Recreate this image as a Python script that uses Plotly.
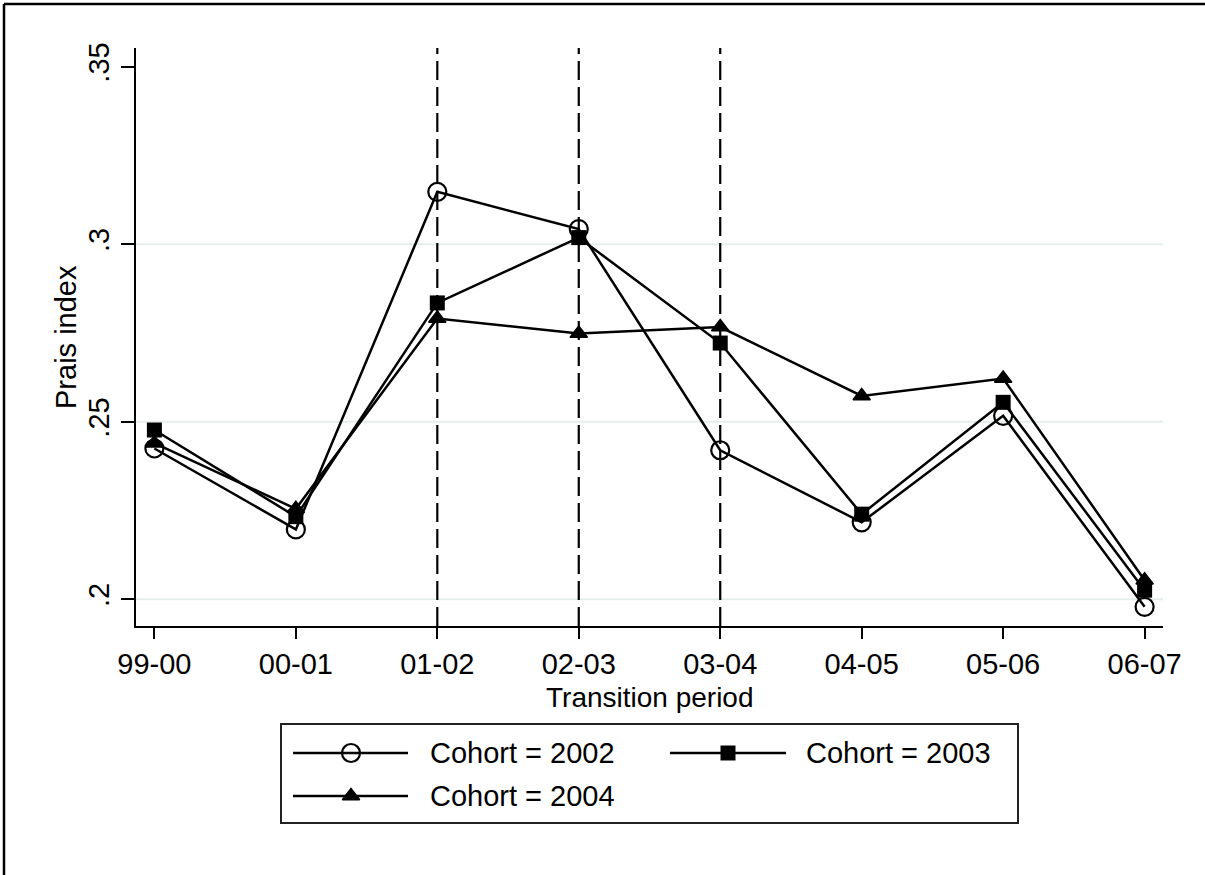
import plotly.graph_objects as go

# Transition periods on the x axis
periods = ["99-00", "00-01", "01-02", "02-03", "03-04", "04-05", "05-06", "06-07"]

# Prais index by cohort
cohort_2002 = [0.2425, 0.2197, 0.3148, 0.3043, 0.2420, 0.2217, 0.2517, 0.1979]
cohort_2003 = [0.2477, 0.2233, 0.2835, 0.3019, 0.2722, 0.2240, 0.2555, 0.2026]
cohort_2004 = [0.2440, 0.2255, 0.2791, 0.2749, 0.2767, 0.2573, 0.2622, 0.2054]

cohort_labels = ["Cohort = 2002", "Cohort = 2003", "Cohort = 2004"]

# Policy reference periods (dashed verticals)
reference_periods = ["01-02", "02-03", "03-04"]

# Y axis ticks and grid
y_ticks = [0.2, 0.25, 0.3, 0.35]
y_tick_text = [".2", ".25", ".3", ".35"]
grid_values = [0.2, 0.25, 0.3]

W, H = 1205, 875
FONT = "Liberation Sans, Arial, sans-serif"

# plot area in pixels
PX_L, PX_R, PX_T, PX_B = 136, 1163, 48, 626

styles = [
    dict(symbol="circle-open", size=18, color="black", line=dict(width=2.2, color="black")),
    dict(symbol="square", size=15, color="black", line=dict(width=0)),
    dict(symbol="triangle-up", size=15, color="black", line=dict(width=1.5, color="black")),
]

fig = go.Figure()

for vals, name, mk in zip([cohort_2002, cohort_2003, cohort_2004], cohort_labels, styles):
    fig.add_trace(go.Scatter(
        x=periods, y=vals, name=name, mode="lines+markers",
        line=dict(color="black", width=2.5),
        marker=mk, showlegend=False, cliponaxis=False,
        xaxis="x", yaxis="y",
    ))

# Light horizontal gridlines
for g in grid_values:
    fig.add_shape(type="line", xref="x domain", yref="y", x0=0, x1=1, y0=g, y1=g,
                  line=dict(color="#e6ecec", width=2), layer="below")

# Dashed reference lines
for p in reference_periods:
    fig.add_shape(type="line", xref="x", yref="y domain", x0=p, x1=p, y0=0, y1=1,
                  line=dict(color="black", width=2.2, dash="19px,7px"), layer="above")

# Overlay coordinate frame in pixels for the key box
legend_box = dict(x0=281, x1=1018, y0=724, y1=823)
rows = [753, 796]
entries = [
    (293, 408, 351, rows[0], 428),
    (670, 786, 728, rows[0], 804),
    (293, 408, 351, rows[1], 428),
]
fig.add_shape(type="rect", xref="x2", yref="y2", **legend_box,
              line=dict(color="#222", width=2), fillcolor="rgba(0,0,0,0)")
for (xa, xb, xm, yr, xt), name, mk in zip(entries, cohort_labels, styles):
    fig.add_trace(go.Scatter(x=[xa, xb], y=[yr, yr], mode="lines",
                             line=dict(color="black", width=2.5),
                             showlegend=False, xaxis="x2", yaxis="y2", hoverinfo="skip"))
    fig.add_trace(go.Scatter(x=[xm], y=[yr], mode="markers", marker=mk,
                             showlegend=False, xaxis="x2", yaxis="y2", hoverinfo="skip"))
    fig.add_annotation(x=xt, y=yr, xref="x2", yref="y2", text=name, showarrow=False,
                       xanchor="left", yanchor="middle", font=dict(size=29, color="black"))

# Axis titles
fig.add_annotation(x=650, y=697, xref="x2", yref="y2", text="Transition period",
                   showarrow=False, xanchor="center", yanchor="middle",
                   font=dict(size=28, color="black"))
fig.add_annotation(x=66, y=337, xref="x2", yref="y2", text="Prais index", textangle=-90,
                   showarrow=False, xanchor="center", yanchor="middle",
                   font=dict(size=29, color="black"))

# Outer frame (top and left edges)
fig.add_shape(type="line", xref="paper", yref="paper", x0=4 / W, x1=1, y0=1 - 4 / H, y1=1 - 4 / H,
              line=dict(color="black", width=2.5))
fig.add_shape(type="line", xref="paper", yref="paper", x0=4 / W, x1=4 / W, y0=0, y1=1 - 4 / H,
              line=dict(color="black", width=2.5))

fig.update_layout(
    template="none",
    width=W, height=H, autosize=False,
    margin=dict(l=0, r=0, t=0, b=0, pad=0, autoexpand=False),
    paper_bgcolor="white", plot_bgcolor="rgba(0,0,0,0)",
    font=dict(family=FONT, size=29, color="black"),
    showlegend=False,
    xaxis=dict(
        domain=[PX_L / W, PX_R / W], type="category",
        categoryorder="array", categoryarray=periods,
        range=[-0.13, 7.13], showgrid=False, zeroline=False, automargin=False,
        showline=True, linecolor="black", linewidth=2,
        ticks="outside", ticklen=11, tickwidth=1.5, tickcolor="black",
        tickfont=dict(size=29), anchor="y",
    ),
    yaxis=dict(
        domain=[1 - PX_B / H, 1 - PX_T / H],
        range=[0.1925, 0.3553], tickvals=y_ticks, ticktext=y_tick_text,
        showgrid=False, zeroline=False, automargin=False,
        showline=True, linecolor="black", linewidth=2,
        ticks="outside", ticklen=13, tickwidth=1.5, tickcolor="black",
        tickangle=-90, tickfont=dict(size=29), anchor="x",
    ),
    xaxis2=dict(domain=[0, 1], range=[0, W], visible=False, anchor="y2",
                fixedrange=True, automargin=False),
    yaxis2=dict(domain=[0, 1], range=[H, 0], visible=False, anchor="x2",
                fixedrange=True, automargin=False),
)

fig.write_html("out.html", config={"displayModeBar": False})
◇ ◇ ◇ ◇ ◇
→ **Instruction**: Please quote the lines of the material, beginning with the first and ending with the one that contains "fig = go.Figure()", exactly as written and without any pictures.

→ **Reply to the exercise**:
Recreate this image as a Python script that uses Plotly.
import plotly.graph_objects as go

# Transition periods on the x axis
periods = ["99-00", "00-01", "01-02", "02-03", "03-04", "04-05", "05-06", "06-07"]

# Prais index by cohort
cohort_2002 = [0.2425, 0.2197, 0.3148, 0.3043, 0.2420, 0.2217, 0.2517, 0.1979]
cohort_2003 = [0.2477, 0.2233, 0.2835, 0.3019, 0.2722, 0.2240, 0.2555, 0.2026]
cohort_2004 = [0.2440, 0.2255, 0.2791, 0.2749, 0.2767, 0.2573, 0.2622, 0.2054]

cohort_labels = ["Cohort = 2002", "Cohort = 2003", "Cohort = 2004"]

# Policy reference periods (dashed verticals)
reference_periods = ["01-02", "02-03", "03-04"]

# Y axis ticks and grid
y_ticks = [0.2, 0.25, 0.3, 0.35]
y_tick_text = [".2", ".25", ".3", ".35"]
grid_values = [0.2, 0.25, 0.3]

W, H = 1205, 875
FONT = "Liberation Sans, Arial, sans-serif"

# plot area in pixels
PX_L, PX_R, PX_T, PX_B = 136, 1163, 48, 626

styles = [
    dict(symbol="circle-open", size=18, color="black", line=dict(width=2.2, color="black")),
    dict(symbol="square", size=15, color="black", line=dict(width=0)),
    dict(symbol="triangle-up", size=15, color="black", line=dict(width=1.5, color="black")),
]

fig = go.Figure()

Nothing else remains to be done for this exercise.